I have a web application running on a Gentoo-based LAMP stack. My customers buy the software as a service and I host everything. However, there is some demand for on-site deployment inside the clients' own networks.

Currently, because I host the system, there is no built-in license management in the app. I bill based on user accounts and data capacity (it's a processing and analysis app for metering data) and I just set up whatever the client pays for and the client can't setup those things himself. Even without on-site installation, that should be changed for better scalability anyway.
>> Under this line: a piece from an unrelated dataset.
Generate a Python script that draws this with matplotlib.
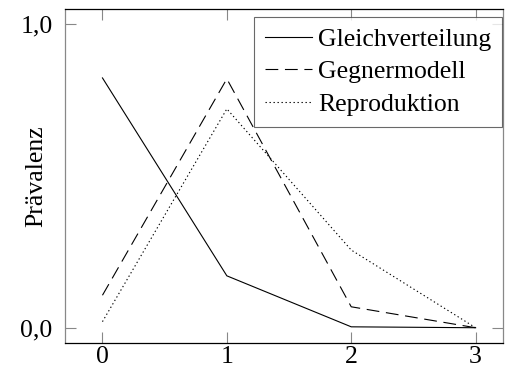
import numpy as np
import matplotlib
matplotlib.use('Agg')
import matplotlib.pyplot as plt

plt.rcParams['font.family'] = 'Liberation Serif'
plt.rcParams['font.size'] = 18.5

runden = [0, 1, 2, 3]
gleich = [0.823, 0.171, 0.003, 0.0]
gegner = [0.107, 0.820, 0.069, 0.0]
repro = [0.020, 0.721, 0.256, 0.0]

fig = plt.figure(figsize=(5.05, 3.76), dpi=100)
ax = fig.add_axes([0.129, 0.088, 0.867, 0.888])

ax.plot(runden, gleich, color='black', lw=0.8, label='Gleichverteilung')
ax.plot(runden, gegner, color='black', lw=0.8, dashes=(11.5, 6), label='Gegnermodell')
ax.plot(runden, repro, color='black', lw=0.8, dashes=(1.2, 2.4), label='Reproduktion')

ax.set_xlim(-0.3, 3.22)
ax.set_ylim(-0.05, 1.05)
ax.set_xticks(runden)
ax.set_yticks([0, 1])
ax.set_yticklabels(['0,0', '1,0'])
ax.set_ylabel('Prävalenz')
ax.yaxis.set_label_coords(-0.041, 0.5)

ax.tick_params(direction='in', length=8, width=0.8, color='#888888',
               top=True, right=True)
ax.tick_params(axis='x', pad=2)
ax.tick_params(axis='y', pad=9)
for s in ['left', 'right']:
    ax.spines[s].set_color('#888888')
for s in ['top', 'bottom']:
    ax.spines[s].set_color('black')
for s in ax.spines.values():
    s.set_linewidth(0.9)

leg = ax.legend(loc='upper right', bbox_to_anchor=(0.994, 0.955),
                bbox_transform=fig.transFigure, borderaxespad=0,
                fancybox=False, handlelength=1.8, handletextpad=0.25,
                borderpad=0.42, labelspacing=0.38)
leg.get_frame().set_edgecolor('#444444')
leg.get_frame().set_linewidth(0.8)

fig.savefig('out.png', dpi=100)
I am looking for a license managment framework and/or typical approaches that you have implemented yourselves or have seen to work well elsewhere. My requirements are:

  • "safe enough" rather than "military grade"
  • very much non-obtrusive
  • prevent the owner of a license from running the system in multiple plants when he has only licensed one
  • make the number of user accounts and the data capacity both reasonably tamper-proof and easy to up- / downgrade
  • work without an Internet connection (having a completely self-contained system would be the main point of opting for the on-site solution), though it might be acceptable if there has to be a temporary connection during installation

For some of the on-site scenarios, there would be a requirement for some particular OS, typically some version of Windows Server, but various Linux distros are getting more popular as well, especially in the public sector.

From a user's point of view, I am quite satisfied with the license management in FogBugz, it seems Joel Spolsky is satisfied with it from a vendor's point of view, and it is cross-platform, so it would make a great reference of what I'm aiming at.

A: 

I am sure you can get to the serial number of the cpu on most os's; you could use that, after all if they transplant the cpu its safe to assume that the old machine would no longer be in use?

Secondly a web service could be used to find out the current data capacity and what the client has paid for.

Mauro
Thanks for your answer, but it's not exactly what I need. I tried to improve my question above and added some more specific requirements.
Hanno Fietz
+1  A: 

I've seen one company that deploys their on-site web system using a pre-built linux VM image. Clients run it under VMWare and you don't need to worry about the actual OS on the client systems is. Plus they don't provide logins for the actual linux system running the web server, so the end users can't actually get in and modify anything.

I'm not sure how they handle the licensing limits, but they are in there. It might be a case of providing an updated VM image whenever a client requests more user licenses.

Although this doesn't directly address the need to prevent multiple instances running. I guess you could always do some sort of activation key system based on the system configuration.

Kroden
+1  A: 

Don't. Every hour that you spend writing a license key system is an hour that you are not spending fixing bugs or adding features. By writing a license management system, you are spending resources in order to reduce the value of your product!